** begin Data **
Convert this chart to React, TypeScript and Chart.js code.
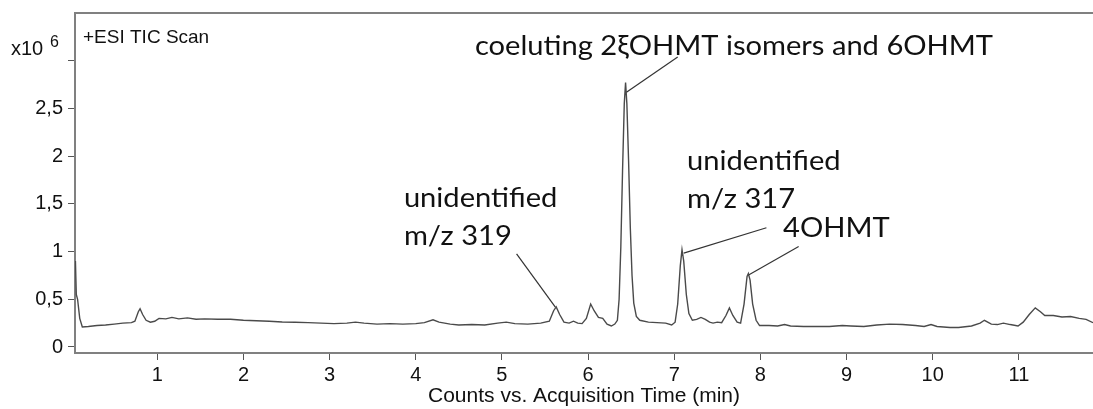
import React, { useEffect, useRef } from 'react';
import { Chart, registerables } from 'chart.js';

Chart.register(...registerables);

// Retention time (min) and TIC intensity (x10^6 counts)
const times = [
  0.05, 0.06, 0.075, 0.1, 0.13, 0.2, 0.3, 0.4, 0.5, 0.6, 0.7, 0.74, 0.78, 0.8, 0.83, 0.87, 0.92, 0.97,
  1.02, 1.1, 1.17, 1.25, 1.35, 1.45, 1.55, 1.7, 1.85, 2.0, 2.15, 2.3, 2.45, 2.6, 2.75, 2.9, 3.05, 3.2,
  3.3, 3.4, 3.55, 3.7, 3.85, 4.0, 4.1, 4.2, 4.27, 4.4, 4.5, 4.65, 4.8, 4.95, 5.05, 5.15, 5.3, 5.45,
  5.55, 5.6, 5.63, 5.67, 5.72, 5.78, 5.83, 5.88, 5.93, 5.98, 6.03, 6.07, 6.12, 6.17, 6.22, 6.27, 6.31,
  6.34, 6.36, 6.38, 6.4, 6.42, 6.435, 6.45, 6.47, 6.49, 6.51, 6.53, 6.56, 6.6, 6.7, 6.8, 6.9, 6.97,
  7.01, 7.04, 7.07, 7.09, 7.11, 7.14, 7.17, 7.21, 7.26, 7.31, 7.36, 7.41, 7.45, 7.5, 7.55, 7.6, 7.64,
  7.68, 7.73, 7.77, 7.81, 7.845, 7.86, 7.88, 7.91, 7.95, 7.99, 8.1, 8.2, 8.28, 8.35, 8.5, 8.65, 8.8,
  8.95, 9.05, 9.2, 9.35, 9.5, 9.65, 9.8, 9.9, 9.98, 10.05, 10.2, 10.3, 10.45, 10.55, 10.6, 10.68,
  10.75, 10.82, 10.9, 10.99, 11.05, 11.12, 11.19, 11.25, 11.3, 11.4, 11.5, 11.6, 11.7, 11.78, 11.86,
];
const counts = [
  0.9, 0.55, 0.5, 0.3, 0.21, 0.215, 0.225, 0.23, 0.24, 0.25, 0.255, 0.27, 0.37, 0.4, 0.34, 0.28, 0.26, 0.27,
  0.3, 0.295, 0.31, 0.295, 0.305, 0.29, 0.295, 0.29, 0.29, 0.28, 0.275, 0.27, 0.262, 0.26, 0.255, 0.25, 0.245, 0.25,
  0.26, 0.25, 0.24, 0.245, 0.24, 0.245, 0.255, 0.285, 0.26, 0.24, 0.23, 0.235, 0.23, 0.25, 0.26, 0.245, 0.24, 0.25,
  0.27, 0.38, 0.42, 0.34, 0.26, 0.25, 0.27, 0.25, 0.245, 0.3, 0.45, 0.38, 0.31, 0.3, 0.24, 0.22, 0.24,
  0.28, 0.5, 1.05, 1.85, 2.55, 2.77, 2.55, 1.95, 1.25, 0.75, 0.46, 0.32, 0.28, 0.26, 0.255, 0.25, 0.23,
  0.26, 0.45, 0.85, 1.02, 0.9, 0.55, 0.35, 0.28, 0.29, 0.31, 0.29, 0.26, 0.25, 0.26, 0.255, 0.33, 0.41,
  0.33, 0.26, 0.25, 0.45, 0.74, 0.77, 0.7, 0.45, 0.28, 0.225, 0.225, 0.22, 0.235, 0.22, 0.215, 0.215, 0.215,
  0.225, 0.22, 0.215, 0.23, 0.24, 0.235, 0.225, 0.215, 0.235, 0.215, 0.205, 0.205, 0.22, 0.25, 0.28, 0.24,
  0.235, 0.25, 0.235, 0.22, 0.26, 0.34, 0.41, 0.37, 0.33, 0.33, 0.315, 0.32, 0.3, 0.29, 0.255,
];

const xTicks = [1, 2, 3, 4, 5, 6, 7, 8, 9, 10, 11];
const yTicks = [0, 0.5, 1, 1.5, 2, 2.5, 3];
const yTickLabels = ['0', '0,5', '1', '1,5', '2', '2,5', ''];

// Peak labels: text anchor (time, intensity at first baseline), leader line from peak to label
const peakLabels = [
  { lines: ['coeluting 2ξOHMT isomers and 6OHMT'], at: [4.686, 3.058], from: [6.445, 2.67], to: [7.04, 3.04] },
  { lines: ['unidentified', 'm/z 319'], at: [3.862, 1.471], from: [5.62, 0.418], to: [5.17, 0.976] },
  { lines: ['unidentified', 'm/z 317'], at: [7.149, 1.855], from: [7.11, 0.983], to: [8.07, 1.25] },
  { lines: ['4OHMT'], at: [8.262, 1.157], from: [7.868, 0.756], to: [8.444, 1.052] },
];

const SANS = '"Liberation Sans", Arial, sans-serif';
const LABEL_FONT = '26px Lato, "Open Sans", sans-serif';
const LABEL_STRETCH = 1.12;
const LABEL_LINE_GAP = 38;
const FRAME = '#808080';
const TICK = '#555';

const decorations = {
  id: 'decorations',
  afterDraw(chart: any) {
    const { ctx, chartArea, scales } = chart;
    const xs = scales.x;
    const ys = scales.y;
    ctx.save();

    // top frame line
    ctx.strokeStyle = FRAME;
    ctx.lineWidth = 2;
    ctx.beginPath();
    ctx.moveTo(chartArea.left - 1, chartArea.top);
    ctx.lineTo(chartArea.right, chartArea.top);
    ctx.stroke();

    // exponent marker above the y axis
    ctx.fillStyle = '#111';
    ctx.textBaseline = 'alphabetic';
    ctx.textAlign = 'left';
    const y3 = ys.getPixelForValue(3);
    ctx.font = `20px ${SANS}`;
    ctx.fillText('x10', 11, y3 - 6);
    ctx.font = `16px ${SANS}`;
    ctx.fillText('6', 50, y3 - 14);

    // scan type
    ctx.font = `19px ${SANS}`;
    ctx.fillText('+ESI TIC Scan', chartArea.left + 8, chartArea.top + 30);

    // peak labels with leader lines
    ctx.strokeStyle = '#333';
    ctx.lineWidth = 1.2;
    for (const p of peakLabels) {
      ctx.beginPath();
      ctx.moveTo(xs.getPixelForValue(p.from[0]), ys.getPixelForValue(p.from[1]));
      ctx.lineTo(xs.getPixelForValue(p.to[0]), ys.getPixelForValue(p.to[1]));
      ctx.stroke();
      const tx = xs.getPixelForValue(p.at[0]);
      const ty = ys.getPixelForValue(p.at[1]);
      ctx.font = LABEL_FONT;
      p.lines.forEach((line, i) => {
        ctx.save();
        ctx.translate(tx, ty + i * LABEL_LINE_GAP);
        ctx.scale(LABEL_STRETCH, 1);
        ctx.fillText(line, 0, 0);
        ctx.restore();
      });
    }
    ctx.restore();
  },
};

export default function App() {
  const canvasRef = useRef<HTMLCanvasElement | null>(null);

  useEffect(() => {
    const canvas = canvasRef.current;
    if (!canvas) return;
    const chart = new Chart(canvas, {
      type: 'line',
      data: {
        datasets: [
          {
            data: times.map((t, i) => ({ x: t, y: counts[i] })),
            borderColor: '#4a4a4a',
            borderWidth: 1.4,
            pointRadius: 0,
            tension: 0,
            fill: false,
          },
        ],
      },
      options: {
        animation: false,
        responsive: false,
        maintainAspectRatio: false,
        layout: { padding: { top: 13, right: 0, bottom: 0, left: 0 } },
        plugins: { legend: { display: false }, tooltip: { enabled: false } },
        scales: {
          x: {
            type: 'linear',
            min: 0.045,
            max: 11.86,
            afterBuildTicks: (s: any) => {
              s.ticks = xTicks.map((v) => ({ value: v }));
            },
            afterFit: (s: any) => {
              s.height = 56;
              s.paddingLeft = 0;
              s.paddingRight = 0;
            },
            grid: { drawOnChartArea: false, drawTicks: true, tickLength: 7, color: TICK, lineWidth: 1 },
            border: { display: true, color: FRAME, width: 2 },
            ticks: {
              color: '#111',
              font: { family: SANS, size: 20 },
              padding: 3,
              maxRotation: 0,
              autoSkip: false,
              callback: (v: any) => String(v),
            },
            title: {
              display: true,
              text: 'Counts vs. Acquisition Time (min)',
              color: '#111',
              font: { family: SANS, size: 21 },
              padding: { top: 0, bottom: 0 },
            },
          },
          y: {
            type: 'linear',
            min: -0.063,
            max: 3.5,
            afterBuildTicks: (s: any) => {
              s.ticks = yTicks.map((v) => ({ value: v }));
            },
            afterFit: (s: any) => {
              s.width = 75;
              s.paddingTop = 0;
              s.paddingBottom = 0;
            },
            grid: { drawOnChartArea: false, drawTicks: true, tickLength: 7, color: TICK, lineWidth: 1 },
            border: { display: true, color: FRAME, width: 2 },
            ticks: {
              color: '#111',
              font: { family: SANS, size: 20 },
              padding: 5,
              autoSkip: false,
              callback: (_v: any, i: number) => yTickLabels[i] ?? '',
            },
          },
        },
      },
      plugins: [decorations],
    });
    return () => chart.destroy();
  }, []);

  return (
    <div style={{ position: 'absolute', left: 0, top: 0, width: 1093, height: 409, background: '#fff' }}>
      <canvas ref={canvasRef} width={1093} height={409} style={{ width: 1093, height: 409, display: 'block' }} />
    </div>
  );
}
** end Data **
● **Brief**: Up to and including the line with "Chart.register(...registerables);", copy the data above from its first line. Skip pictures.

● **Result of the task**:
Convert this chart to React, TypeScript and Chart.js code.
import React, { useEffect, useRef } from 'react';
import { Chart, registerables } from 'chart.js';

Chart.register(...registerables);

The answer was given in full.